*SUPPLIED RECORDS*
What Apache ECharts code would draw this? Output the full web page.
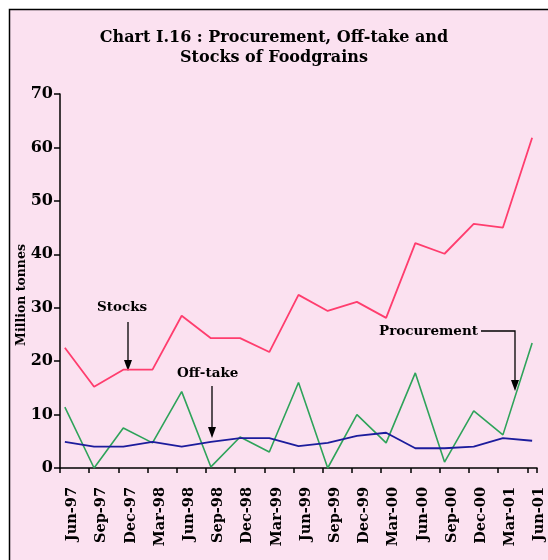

* * *

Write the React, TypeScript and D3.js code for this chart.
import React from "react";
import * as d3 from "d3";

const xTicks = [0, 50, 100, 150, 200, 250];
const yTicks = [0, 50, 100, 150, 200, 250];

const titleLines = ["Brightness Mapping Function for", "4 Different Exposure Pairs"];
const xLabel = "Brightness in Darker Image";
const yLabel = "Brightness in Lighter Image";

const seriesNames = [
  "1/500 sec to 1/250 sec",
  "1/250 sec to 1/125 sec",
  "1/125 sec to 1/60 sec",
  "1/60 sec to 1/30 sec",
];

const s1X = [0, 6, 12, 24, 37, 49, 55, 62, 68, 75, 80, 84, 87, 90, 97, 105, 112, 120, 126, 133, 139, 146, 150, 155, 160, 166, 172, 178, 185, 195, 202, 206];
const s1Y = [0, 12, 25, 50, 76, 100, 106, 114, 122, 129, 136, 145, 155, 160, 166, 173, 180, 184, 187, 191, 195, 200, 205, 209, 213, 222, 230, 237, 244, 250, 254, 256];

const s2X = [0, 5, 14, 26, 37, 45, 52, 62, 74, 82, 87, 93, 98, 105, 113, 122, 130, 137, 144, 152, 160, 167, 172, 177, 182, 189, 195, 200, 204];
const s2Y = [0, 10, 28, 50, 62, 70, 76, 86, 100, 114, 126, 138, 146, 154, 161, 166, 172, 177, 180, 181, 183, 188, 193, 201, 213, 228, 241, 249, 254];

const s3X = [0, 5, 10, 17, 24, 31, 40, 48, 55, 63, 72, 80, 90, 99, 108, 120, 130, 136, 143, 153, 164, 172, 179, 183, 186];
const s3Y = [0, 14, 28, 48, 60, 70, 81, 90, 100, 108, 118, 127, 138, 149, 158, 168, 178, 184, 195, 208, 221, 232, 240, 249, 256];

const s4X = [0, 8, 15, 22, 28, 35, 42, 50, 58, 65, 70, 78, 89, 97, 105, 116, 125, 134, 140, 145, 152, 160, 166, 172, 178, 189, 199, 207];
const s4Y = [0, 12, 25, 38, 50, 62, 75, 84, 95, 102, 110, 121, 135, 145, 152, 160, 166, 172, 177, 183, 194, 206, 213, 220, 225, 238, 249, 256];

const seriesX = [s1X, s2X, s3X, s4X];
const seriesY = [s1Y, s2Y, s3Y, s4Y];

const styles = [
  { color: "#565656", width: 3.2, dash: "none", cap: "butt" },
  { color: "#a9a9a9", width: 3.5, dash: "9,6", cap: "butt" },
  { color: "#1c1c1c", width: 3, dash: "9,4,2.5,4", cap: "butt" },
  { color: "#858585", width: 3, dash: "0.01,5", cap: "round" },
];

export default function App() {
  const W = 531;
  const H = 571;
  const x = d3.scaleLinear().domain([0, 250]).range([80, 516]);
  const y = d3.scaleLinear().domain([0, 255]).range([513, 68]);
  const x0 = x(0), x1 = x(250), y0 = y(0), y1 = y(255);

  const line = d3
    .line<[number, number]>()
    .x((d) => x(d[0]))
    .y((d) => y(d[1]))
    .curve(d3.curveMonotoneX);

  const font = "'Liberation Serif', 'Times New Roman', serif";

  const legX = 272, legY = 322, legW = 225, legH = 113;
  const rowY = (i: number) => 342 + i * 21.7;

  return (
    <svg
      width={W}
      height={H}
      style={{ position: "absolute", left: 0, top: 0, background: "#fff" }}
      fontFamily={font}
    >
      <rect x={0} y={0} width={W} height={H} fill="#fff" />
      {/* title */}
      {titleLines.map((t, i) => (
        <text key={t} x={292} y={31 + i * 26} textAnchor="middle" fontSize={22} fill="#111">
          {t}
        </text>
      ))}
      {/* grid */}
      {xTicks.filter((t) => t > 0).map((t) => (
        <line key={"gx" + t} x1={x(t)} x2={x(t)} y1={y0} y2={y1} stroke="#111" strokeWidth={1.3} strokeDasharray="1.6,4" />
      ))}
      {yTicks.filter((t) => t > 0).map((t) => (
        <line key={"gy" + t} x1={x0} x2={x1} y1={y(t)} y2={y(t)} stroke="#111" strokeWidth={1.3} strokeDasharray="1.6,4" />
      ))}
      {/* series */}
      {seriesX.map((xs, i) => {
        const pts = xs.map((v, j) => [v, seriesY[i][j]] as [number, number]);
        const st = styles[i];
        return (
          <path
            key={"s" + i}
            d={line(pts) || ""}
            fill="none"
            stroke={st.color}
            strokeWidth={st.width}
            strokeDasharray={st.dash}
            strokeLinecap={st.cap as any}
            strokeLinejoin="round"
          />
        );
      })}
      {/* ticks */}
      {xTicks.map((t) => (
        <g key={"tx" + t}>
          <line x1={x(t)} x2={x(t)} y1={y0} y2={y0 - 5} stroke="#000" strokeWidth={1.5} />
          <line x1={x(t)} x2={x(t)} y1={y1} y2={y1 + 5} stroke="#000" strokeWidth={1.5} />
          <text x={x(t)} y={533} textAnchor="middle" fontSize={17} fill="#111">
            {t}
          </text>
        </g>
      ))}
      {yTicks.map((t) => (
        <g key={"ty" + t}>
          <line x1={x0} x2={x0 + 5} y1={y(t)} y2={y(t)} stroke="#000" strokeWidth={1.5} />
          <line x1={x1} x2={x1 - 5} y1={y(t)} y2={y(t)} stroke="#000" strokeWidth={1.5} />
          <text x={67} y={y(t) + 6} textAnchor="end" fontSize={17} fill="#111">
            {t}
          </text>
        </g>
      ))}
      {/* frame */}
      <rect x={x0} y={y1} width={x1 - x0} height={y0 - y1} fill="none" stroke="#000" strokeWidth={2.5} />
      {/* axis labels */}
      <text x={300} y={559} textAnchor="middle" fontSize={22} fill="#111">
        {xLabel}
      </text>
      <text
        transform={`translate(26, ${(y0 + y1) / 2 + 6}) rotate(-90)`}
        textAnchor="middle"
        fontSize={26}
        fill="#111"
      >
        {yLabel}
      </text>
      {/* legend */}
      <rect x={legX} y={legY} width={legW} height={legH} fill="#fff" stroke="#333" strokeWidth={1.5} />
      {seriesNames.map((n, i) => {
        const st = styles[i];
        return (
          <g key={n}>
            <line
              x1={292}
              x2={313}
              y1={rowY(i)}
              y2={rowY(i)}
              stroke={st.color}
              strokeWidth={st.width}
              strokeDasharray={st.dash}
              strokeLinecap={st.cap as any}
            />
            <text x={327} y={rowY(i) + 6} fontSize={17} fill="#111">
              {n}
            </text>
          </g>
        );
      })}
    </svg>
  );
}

---

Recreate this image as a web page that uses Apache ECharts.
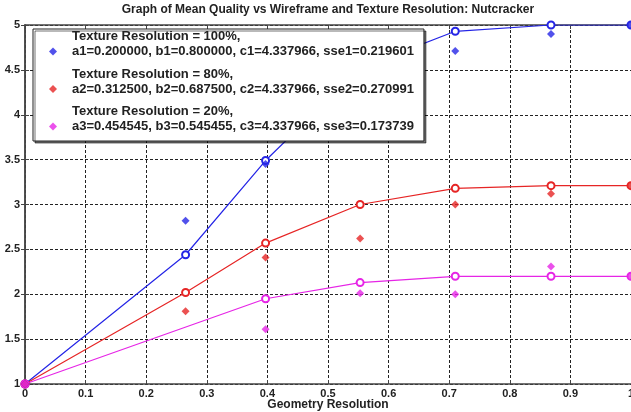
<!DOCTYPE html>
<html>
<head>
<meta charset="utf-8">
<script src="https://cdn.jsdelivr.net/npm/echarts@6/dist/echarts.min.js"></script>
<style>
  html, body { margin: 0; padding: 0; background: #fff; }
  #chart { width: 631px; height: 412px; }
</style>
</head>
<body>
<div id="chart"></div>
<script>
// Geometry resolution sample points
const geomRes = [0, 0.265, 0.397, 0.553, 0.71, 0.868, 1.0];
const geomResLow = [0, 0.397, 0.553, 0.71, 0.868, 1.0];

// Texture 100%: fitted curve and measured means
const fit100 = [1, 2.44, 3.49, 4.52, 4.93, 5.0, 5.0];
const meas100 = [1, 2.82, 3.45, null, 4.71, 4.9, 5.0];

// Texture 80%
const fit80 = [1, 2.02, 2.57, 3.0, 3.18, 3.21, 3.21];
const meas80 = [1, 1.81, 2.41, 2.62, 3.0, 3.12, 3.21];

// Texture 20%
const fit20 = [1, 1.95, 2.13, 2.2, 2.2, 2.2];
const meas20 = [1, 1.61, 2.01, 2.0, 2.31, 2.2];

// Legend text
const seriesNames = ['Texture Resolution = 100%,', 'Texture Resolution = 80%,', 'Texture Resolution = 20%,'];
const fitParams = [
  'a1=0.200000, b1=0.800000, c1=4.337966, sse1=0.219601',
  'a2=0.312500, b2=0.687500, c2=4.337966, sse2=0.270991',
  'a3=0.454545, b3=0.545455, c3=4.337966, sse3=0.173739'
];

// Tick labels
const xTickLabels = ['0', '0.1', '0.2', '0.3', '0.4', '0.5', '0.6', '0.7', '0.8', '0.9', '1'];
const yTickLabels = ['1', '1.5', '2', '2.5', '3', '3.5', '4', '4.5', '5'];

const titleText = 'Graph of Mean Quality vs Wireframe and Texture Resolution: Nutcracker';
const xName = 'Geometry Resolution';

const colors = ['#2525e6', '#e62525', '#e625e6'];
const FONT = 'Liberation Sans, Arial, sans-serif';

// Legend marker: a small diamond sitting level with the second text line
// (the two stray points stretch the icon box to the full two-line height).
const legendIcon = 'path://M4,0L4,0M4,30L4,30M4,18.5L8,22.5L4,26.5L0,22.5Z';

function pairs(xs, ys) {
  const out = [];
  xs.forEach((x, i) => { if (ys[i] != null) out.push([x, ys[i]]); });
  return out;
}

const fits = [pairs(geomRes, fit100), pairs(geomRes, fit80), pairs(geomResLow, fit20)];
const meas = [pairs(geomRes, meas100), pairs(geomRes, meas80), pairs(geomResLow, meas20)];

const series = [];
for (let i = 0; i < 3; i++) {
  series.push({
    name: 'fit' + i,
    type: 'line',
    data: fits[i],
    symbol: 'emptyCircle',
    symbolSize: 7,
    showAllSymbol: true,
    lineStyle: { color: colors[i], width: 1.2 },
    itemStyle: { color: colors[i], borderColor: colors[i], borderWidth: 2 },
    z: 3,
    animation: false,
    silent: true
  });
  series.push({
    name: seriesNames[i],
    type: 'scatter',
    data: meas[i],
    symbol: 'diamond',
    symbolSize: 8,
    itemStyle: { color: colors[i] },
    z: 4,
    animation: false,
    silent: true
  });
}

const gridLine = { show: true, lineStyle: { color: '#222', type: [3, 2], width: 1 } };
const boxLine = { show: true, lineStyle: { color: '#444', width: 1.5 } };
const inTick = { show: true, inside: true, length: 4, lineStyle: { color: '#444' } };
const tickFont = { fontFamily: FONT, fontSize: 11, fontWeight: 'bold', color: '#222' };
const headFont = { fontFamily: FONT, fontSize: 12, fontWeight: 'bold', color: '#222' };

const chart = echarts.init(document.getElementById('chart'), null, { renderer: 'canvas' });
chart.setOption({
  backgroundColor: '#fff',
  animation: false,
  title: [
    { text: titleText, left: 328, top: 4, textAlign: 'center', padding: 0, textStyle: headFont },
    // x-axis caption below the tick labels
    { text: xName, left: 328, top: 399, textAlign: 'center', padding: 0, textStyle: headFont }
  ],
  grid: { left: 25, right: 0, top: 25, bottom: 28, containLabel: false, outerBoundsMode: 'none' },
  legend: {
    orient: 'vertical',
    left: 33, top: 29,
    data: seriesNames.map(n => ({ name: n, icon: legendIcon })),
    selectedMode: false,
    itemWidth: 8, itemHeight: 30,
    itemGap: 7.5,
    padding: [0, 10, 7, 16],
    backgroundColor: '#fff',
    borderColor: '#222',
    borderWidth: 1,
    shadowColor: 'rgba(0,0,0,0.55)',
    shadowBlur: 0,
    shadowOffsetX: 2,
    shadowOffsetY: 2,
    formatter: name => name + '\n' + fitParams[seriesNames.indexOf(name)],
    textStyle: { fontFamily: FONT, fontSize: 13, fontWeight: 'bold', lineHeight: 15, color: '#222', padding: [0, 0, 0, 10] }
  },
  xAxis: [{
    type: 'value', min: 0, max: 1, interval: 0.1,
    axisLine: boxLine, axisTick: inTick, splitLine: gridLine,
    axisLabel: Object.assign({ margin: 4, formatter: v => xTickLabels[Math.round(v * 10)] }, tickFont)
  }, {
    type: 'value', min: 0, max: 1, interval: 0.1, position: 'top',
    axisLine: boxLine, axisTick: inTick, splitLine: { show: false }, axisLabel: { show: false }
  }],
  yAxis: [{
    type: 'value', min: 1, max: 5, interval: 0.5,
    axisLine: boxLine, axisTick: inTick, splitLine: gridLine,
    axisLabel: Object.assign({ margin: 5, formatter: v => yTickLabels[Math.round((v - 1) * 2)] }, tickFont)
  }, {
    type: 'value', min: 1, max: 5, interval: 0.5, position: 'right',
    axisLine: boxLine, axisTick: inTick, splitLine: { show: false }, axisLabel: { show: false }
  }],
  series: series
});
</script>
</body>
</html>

*EXERCISE PROMPT*
Scan the records above, count the lines with "React" in them, and give only the number.

*OUTPUT FOR THIS EXERCISE*
2